━━━ Exercise input
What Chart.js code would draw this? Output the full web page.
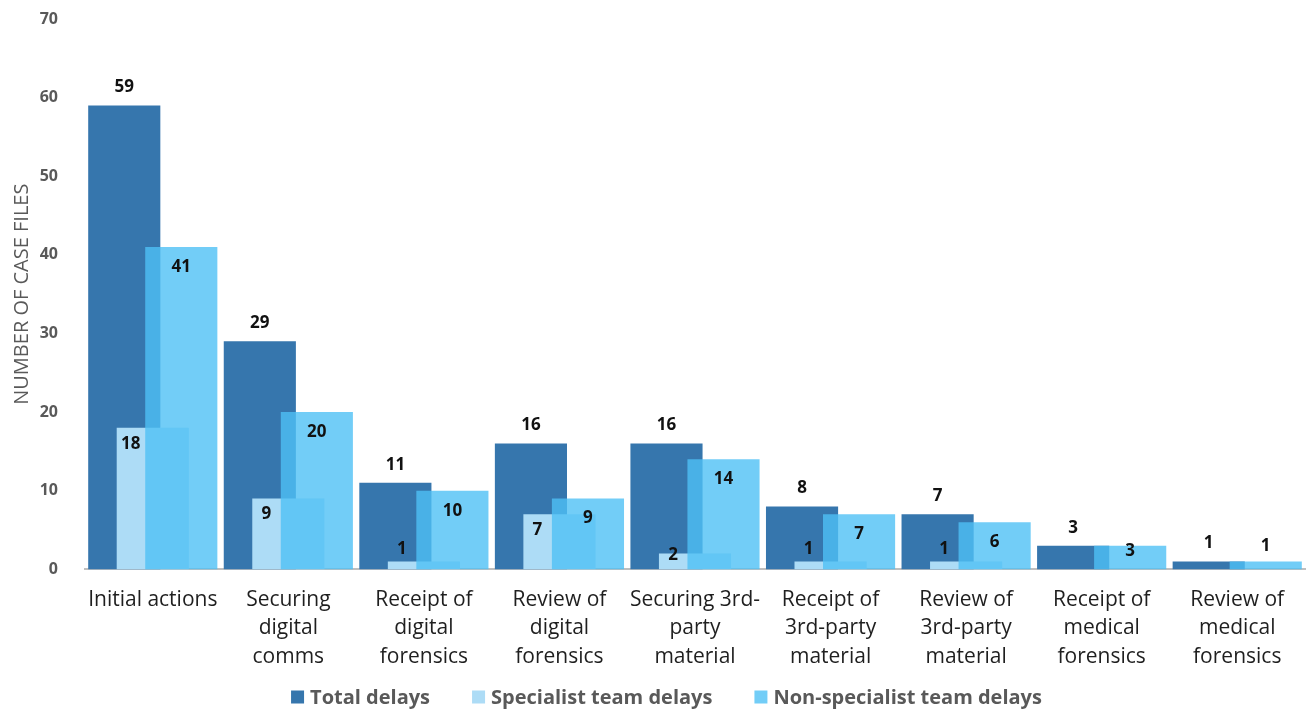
<!DOCTYPE html>
<html>
<head>
<meta charset="utf-8">
<script src="https://cdn.jsdelivr.net/npm/chart.js@4.4.1/dist/chart.umd.min.js"></script>
<style>
  html, body { margin: 0; padding: 0; background: #fff; }
  #wrap { width: 1313px; height: 711px; }
</style>
</head>
<body>
<div id="wrap"><canvas id="delaysChart" width="1313" height="711"></canvas></div>
<script>
/* delays by stage – overlapping grouped bars */

const categories = [
  "Initial actions",
  ["Securing", "digital", "comms"],
  ["Receipt of", "digital", "forensics"],
  ["Review of", "digital", "forensics"],
  ["Securing 3rd-", "party", "material"],
  ["Receipt of", "3rd-party", "material"],
  ["Review of", "3rd-party", "material"],
  ["Receipt of", "medical", "forensics"],
  ["Review of", "medical", "forensics"],
];
const totalDelays = [59, 29, 11, 16, 16, 8, 7, 3, 1];
const specialistDelays = [18, 9, 1, 7, 2, 1, 1, null, null];
const nonSpecialistDelays = [41, 20, 10, 9, 14, 7, 6, 3, 1];
const yTickMin = 0;
const yTickMax = 70;
const yTickStep = 10;

const FONT = "'Open Sans', Lato, sans-serif";

// value labels: total above the bar, the two team series inside the top
function drawBarLabels(chart) {
  const { ctx } = chart;
  const base = chart.scales.y.getPixelForValue(0);
  ctx.save();
  ctx.font = `bold 17px ${FONT}`;
  ctx.fillStyle = "#111";
  ctx.textAlign = "center";
  ctx.textBaseline = "middle";
  chart.data.datasets.forEach((ds, di) => {
    chart.getDatasetMeta(di).data.forEach((bar, i) => {
      const v = ds.data[i];
      if (v == null) return;
      let x = bar.x;
      let y;
      if (di === 0) {
        y = bar.y - 18;
      } else if (di === 1) {
        x = bar.x - 22;
        y = v < 2 ? bar.y - 12 : Math.min(bar.y + 16, base - 14);
      } else {
        y = v < 2 ? bar.y - 15 : Math.min(bar.y + 20, base - 18);
      }
      ctx.fillText(String(v), x, y);
    });
  });
  ctx.restore();
}

// Chart.js paints dataset 0 last; here the first dataset goes underneath
const drawOrder = {
  id: "drawOrder",
  beforeDatasetsDraw(chart) {
    chart.data.datasets.forEach((ds, i) => {
      const meta = chart.getDatasetMeta(i);
      if (meta.visible !== false) meta.controller.draw();
    });
    drawBarLabels(chart);
    return false;
  },
};

// legend row along the bottom edge
const bottomLegend = {
  id: "bottomLegend",
  afterDraw(chart) {
    const { ctx } = chart;
    const box = 13;
    const textGap = 6;
    const itemGap = 42;
    const y = chart.height - 14;
    ctx.save();
    ctx.font = `bold 20px ${FONT}`;
    ctx.textBaseline = "middle";
    const items = chart.data.datasets.map((ds) => ({
      text: ds.label,
      color: ds.backgroundColor,
      w: box + textGap + ctx.measureText(ds.label).width,
    }));
    const total = items.reduce((s, it) => s + it.w, 0) + itemGap * (items.length - 1);
    let x = chart.width / 2 + 10 - total / 2;
    items.forEach((it) => {
      ctx.fillStyle = it.color;
      ctx.fillRect(x, y - box / 2, box, box);
      ctx.fillStyle = "#595959";
      ctx.fillText(it.text, x + box + textGap, y + 1);
      x += it.w + itemGap;
    });
    ctx.restore();
  },
};

function drawDelays() {
  const ctx = document.getElementById("delaysChart");
  new Chart(ctx, {
    type: "bar",
    data: {
      labels: categories,
      datasets: [
        {
          label: "Total delays",
          data: totalDelays,
          backgroundColor: "#3676ad",
        },
        {
          label: "Specialist team delays",
          data: specialistDelays,
          backgroundColor: "#addcf6",
        },
        {
          label: "Non-specialist team delays",
          data: nonSpecialistDelays,
          backgroundColor: "rgba(79,192,245,0.8)",
        },
      ],
    },
    options: {
      responsive: false,
      devicePixelRatio: 1,
      animation: false,
      // bars wider than their slot so they overlap each other
      categoryPercentage: 0.631,
      barPercentage: 2.53,
      layout: { padding: { top: 0, right: 8, left: 0, bottom: 24 } },
      scales: {
        x: {
          grid: { drawOnChartArea: false, drawTicks: false },
          border: { display: true, color: "#bfbfbf", width: 2 },
          ticks: {
            color: "#1f1f1f",
            font: { family: FONT, size: 21, lineHeight: 1.36 },
            padding: 16,
            maxRotation: 0,
            autoSkip: false,
          },
        },
        y: {
          min: yTickMin,
          max: yTickMax,
          grid: { display: false, drawTicks: false },
          border: { display: false },
          ticks: {
            stepSize: yTickStep,
            color: "#595959",
            font: { family: FONT, size: 16, weight: "bold", lineHeight: 1 },
            padding: 27,
          },
          title: {
            display: true,
            text: "NUMBER OF CASE FILES",
            color: "#595959",
            font: { family: FONT, size: 20 },
            padding: { top: 10, bottom: 0 },
          },
          afterFit(scale) {
            scale.width = 85;
            // tick padding is horizontal here, keep it out of the top/bottom room
            scale.paddingTop = 19;
            scale.paddingBottom = 0;
          },
        },
      },
      plugins: {
        legend: { display: false },
        tooltip: { enabled: false },
      },
    },
    plugins: [drawOrder, bottomLegend],
  });
}

drawDelays();
</script>
</body>
</html>
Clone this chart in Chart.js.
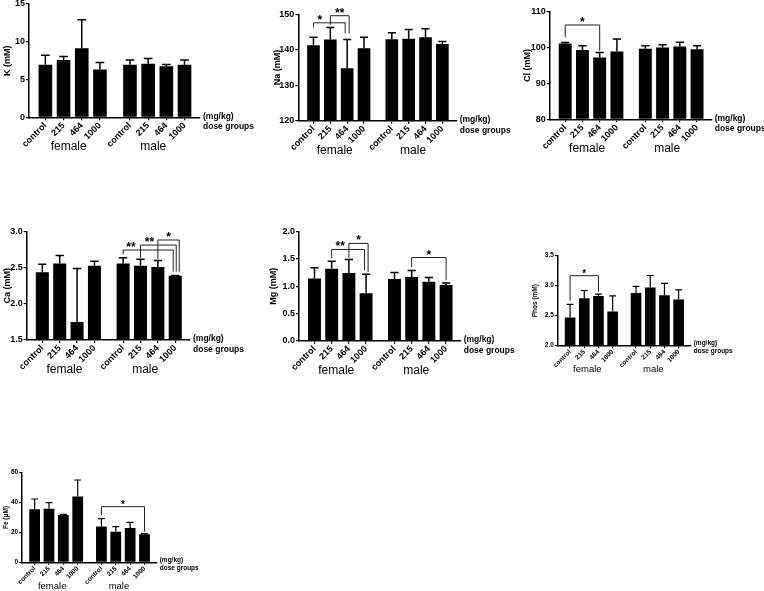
<!DOCTYPE html>
<html lang="en">
<head>
<meta charset="UTF-8">
<title>Serum electrolytes by dose group</title>
<style>
    html, body {
        margin: 0;
        padding: 0;
        width: 764px;
        height: 591px;
        overflow: hidden;
        background: #fff;
    }
    .panel {
        position: absolute;
    }
</style>
</head>
<body>
<div id="figure"></div>

<script src="https://cdn.jsdelivr.net/npm/chart.js@4.4.0/dist/chart.umd.min.js"></script>
<script>
    // categories (4 female dose groups, then 4 male)
    const doseLabels = ['control', '215', '464', '1000', 'control', '215', '464', '1000'];
    const sexGroups = ['female', 'male'];
    const unitLabels = ['(mg/kg)', 'dose groups'];

    // means and SD
    const kMean = [6.95, 7.6, 9.15, 6.33, 6.95, 7.08, 6.77, 6.95];
    const kSd = [1.25, 0.45, 3.75, 0.93, 0.62, 0.72, 0.23, 0.62];

    const naMean = [141.3, 142.9, 134.8, 140.4, 143.0, 143.1, 143.5, 141.6];
    const naSd = [2.2, 3.4, 8.1, 3.1, 1.8, 2.6, 2.4, 0.7];

    const clMean = [101.1, 99.3, 97.2, 98.9, 99.7, 100.0, 100.3, 99.5];
    const clSd = [0.3, 1.2, 1.4, 3.5, 0.8, 0.8, 1.2, 1.0];

    const caMean = [2.44, 2.56, 1.75, 2.53, 2.56, 2.53, 2.51, 2.39];
    const caSd = [0.11, 0.11, 0.74, 0.06, 0.08, 0.09, 0.09, 0.005];

    const mgMean = [1.14, 1.32, 1.24, 0.87, 1.13, 1.17, 1.08, 1.02];
    const mgSd = [0.20, 0.14, 0.25, 0.35, 0.12, 0.12, 0.08, 0.04];

    const phosMean = [2.47, 2.79, 2.83, 2.57, 2.88, 2.97, 2.84, 2.77];
    const phosSd = [0.22, 0.13, 0.03, 0.26, 0.11, 0.20, 0.20, 0.16];

    const feMean = [35.5, 35.9, 31.7, 44.0, 23.9, 20.5, 23.0, 18.75];
    const feSd = [6.9, 4.1, 0.4, 11.1, 5.3, 3.4, 3.8, 0.45];

    const FONT = '"Liberation Sans", Arial, sans-serif';
    const GAP = 0.65; // extra room between female and male groups, in bar slots

    function slot(i) {
        return i + 1 + (i >= 4 ? GAP : 0);
    }

    // box = plot area on the page [left, top, right, bottom]
    // bracket: from/to bar index, level and drop ends in data units
    const panels = [
        { title: 'K (mM)', mean: kMean, sd: kSd, yMin: 0, yMax: 15, yStep: 5, dec: 0,
          box: [29, 4, 200, 117.3], titleDist: 22, brackets: [] },
        { title: 'Na (mM)', mean: naMean, sd: naSd, yMin: 120, yMax: 150, yStep: 10, dec: 0,
          box: [298.3, 14.3, 456.7, 120.7], titleDist: 21,
          brackets: [
              { from: 0, to: 2, level: 147.6, fromEnd: 146.3, toEnd: 144.6, dx: -2, text: '*', starAt: 1.38 },
              { from: 1, to: 2, level: 149.6, fromEnd: 147.0, toEnd: 144.6, dx: 2, text: '**' }
          ] },
        { title: 'Cl (mM)', mean: clMean, sd: clSd, yMin: 80, yMax: 110, yStep: 10, dec: 0,
          box: [549.7, 11.7, 711.7, 119.3], titleDist: 22,
          brackets: [
              { from: 0, to: 2, level: 106.3, fromEnd: 102.85, toEnd: 99.1, text: '*' }
          ] },
        { title: 'Ca (mM)', mean: caMean, sd: caSd, yMin: 1.5, yMax: 3.0, yStep: 0.5, dec: 1,
          box: [26.7, 231.7, 190, 340], titleDist: 19.4,
          brackets: [
              { from: 4, to: 7, level: 2.746, fromEnd: 2.686, toEnd: 2.446, dx: -2, text: '**', starAt: 6.1 },
              { from: 5, to: 7, level: 2.815, fromEnd: 2.64, toEnd: 2.446, dx: 1, text: '**', starAt: 7.17 },
              { from: 6, to: 7, level: 2.885, fromEnd: 2.617, toEnd: 2.446, dx: 4, text: '*' }
          ] },
        { title: 'Mg (mM)', mean: mgMean, sd: mgSd, yMin: 0, yMax: 2.0, yStep: 0.5, dec: 1,
          box: [299, 231.7, 460.7, 340.7], titleDist: 25.7,
          brackets: [
              { from: 1, to: 3, level: 1.674, fromEnd: 1.508, toEnd: 1.292, dx: -1.5, text: '**', starAt: 2.5 },
              { from: 2, to: 3, level: 1.785, fromEnd: 1.52, toEnd: 1.262, dx: 2, text: '*' },
              { from: 5, to: 7, level: 1.526, fromEnd: 1.354, toEnd: 1.108, text: '*' }
          ] },
        { title: 'Phos (mM)', mean: phosMean, sd: phosSd, yMin: 2.0, yMax: 3.5, yStep: 0.5, dec: 1,
          box: [557.3, 255.7, 690.7, 345.7], titleDist: 22, small: true,
          brackets: [
              { from: 0, to: 2, level: 3.167, fromEnd: 2.75, toEnd: 2.9, text: '*' }
          ] },
        { title: 'Fe (\u03bcM)', mean: feMean, sd: feSd, yMin: 0, yMax: 60, yStep: 20, dec: 0,
          box: [21.7, 472.7, 156.7, 562.3], titleDist: 15.7, small: true,
          brackets: [
              { from: 4, to: 7, level: 37.25, fromEnd: 31.7, toEnd: 20.5, text: '*' }
          ] }
    ];

    function makeOverlay(p, fs) {
        return {
            id: 'overlay',
            afterDatasetsDraw(chart) {
                const { ctx, scales: { x, y } } = chart;
                const meta = chart.getDatasetMeta(0);

                // upper error bars
                ctx.save();
                ctx.strokeStyle = '#000';
                ctx.lineWidth = fs.err;
                meta.data.forEach((bar, i) => {
                    const top = y.getPixelForValue(p.mean[i] + p.sd[i]);
                    const half = bar.width * 0.32;
                    ctx.beginPath();
                    ctx.moveTo(bar.x, bar.y);
                    ctx.lineTo(bar.x, top);
                    ctx.moveTo(bar.x - half, top);
                    ctx.lineTo(bar.x + half, top);
                    ctx.stroke();
                });

                // significance brackets
                ctx.strokeStyle = '#222';
                ctx.lineWidth = 1;
                ctx.fillStyle = '#000';
                ctx.font = 'bold ' + fs.star + 'px ' + FONT;
                ctx.textAlign = 'center';
                ctx.textBaseline = 'alphabetic';
                p.brackets.forEach(s => {
                    const lx = x.getPixelForValue(slot(s.from));
                    const rx = x.getPixelForValue(slot(s.to)) + (s.dx || 0);
                    const ly = y.getPixelForValue(s.level);
                    ctx.beginPath();
                    ctx.moveTo(lx, y.getPixelForValue(s.fromEnd));
                    ctx.lineTo(lx, ly);
                    ctx.lineTo(rx, ly);
                    ctx.lineTo(rx, y.getPixelForValue(s.toEnd));
                    ctx.stroke();
                    const sx = s.starAt != null ? x.getPixelForValue(s.starAt) : (lx + rx) / 2;
                    ctx.fillText(s.text, sx, ly + fs.starDy);
                });
                ctx.restore();
            },
            afterDraw(chart) {
                const { ctx, chartArea: a, scales: { x } } = chart;
                ctx.save();
                ctx.fillStyle = '#000';
                ctx.textBaseline = 'middle';
                ctx.textAlign = 'center';
                ctx.font = fs.group + 'px ' + FONT;
                sexGroups.forEach((name, g) => {
                    const x0 = x.getPixelForValue(slot(g * 4));
                    const x1 = x.getPixelForValue(slot(g * 4 + 3));
                    ctx.fillText(name, (x0 + x1) / 2 - 4, a.bottom + fs.groupDy);
                });
                ctx.textAlign = 'left';
                ctx.font = 'bold ' + fs.unit + 'px ' + FONT;
                ctx.fillText(unitLabels[0], a.right + 3, a.bottom + fs.unitDy[0]);
                ctx.fillText(unitLabels[1], a.right + 3, a.bottom + fs.unitDy[1]);
                ctx.restore();
            }
        };
    }

    const figure = document.getElementById('figure');

    panels.forEach(p => {
        const fs = p.small
            ? { tick: 6.5, title: 6.5, group: 9.5, unit: 6.5, star: 10, starDy: 1, err: 1.2, tl: 2.5, groupDy: 24, unitDy: [-2, 6] }
            : { tick: 9, title: 9, group: 12, unit: 8.5, star: 12, starDy: 1, err: 1.5, tl: 3, groupDy: 29.5, unitDy: [-1, 9.5] };
        const [l, t, r, b] = p.box;

        // place the canvas so that the chart area lands on the box
        const left = Math.round(l - p.titleDist - fs.title * 0.6);
        const top = Math.round(t - 20);
        const width = Math.round(r + 62 - left);
        const height = Math.round(b + 48 - top);
        const yW = l - left;
        const padTop = t - top;
        const padRight = left + width - r;
        const xH = top + height - b;

        const div = document.createElement('div');
        div.className = 'panel';
        div.style.left = left + 'px';
        div.style.top = top + 'px';
        div.style.width = width + 'px';
        div.style.height = height + 'px';
        const canvas = document.createElement('canvas');
        div.appendChild(canvas);
        figure.appendChild(div);

        const tickFont = { family: FONT, size: fs.tick, weight: 'bold' };

        new Chart(canvas, {
            type: 'bar',
            data: {
                datasets: [{
                    data: p.mean.map((v, i) => ({ x: slot(i), y: v })),
                    backgroundColor: '#000',
                    borderWidth: 0,
                    base: p.yMin,
                    categoryPercentage: 1,
                    barPercentage: 0.75
                }]
            },
            options: {
                animation: false,
                responsive: true,
                maintainAspectRatio: false,
                layout: { padding: { left: 0, top: padTop, right: padRight, bottom: 0 } },
                plugins: {
                    legend: { display: false },
                    tooltip: { enabled: false }
                },
                scales: {
                    x: {
                        type: 'linear',
                        min: 0.1,
                        max: 9.5,
                        offset: false,
                        afterBuildTicks: ax => { ax.ticks = doseLabels.map((_, i) => ({ value: slot(i) })); },
                        afterFit: ax => { ax.height = xH; },
                        ticks: {
                            autoSkip: false,
                            minRotation: 45,
                            maxRotation: 45,
                            padding: 0,
                            color: '#000',
                            font: tickFont,
                            callback: (v, i) => doseLabels[i]
                        },
                        grid: { offset: false, drawOnChartArea: false, drawTicks: true, tickLength: fs.tl, color: '#000', lineWidth: 1.2 },
                        border: { color: '#000', width: 1.5 }
                    },
                    y: {
                        min: p.yMin,
                        max: p.yMax,
                        afterFit: ax => { ax.width = yW; },
                        ticks: {
                            stepSize: p.yStep,
                            padding: 1,
                            color: '#000',
                            font: tickFont,
                            callback: v => Number(v).toFixed(p.dec)
                        },
                        grid: { drawOnChartArea: false, drawTicks: true, tickLength: fs.tl, color: '#000', lineWidth: 1.2 },
                        border: { color: '#000', width: 1.5 },
                        title: {
                            display: true,
                            text: p.title,
                            color: '#000',
                            padding: 0,
                            font: { family: FONT, size: fs.title, weight: 'bold' }
                        }
                    }
                }
            },
            plugins: [makeOverlay(p, fs)]
        });
    });
</script>
</body>
</html>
━━━━━━
Task. Where a line above includes "page", copy that line.

Exercise output.
What Chart.js code would draw this? Output the full web page.
    // box = plot area on the page [left, top, right, bottom]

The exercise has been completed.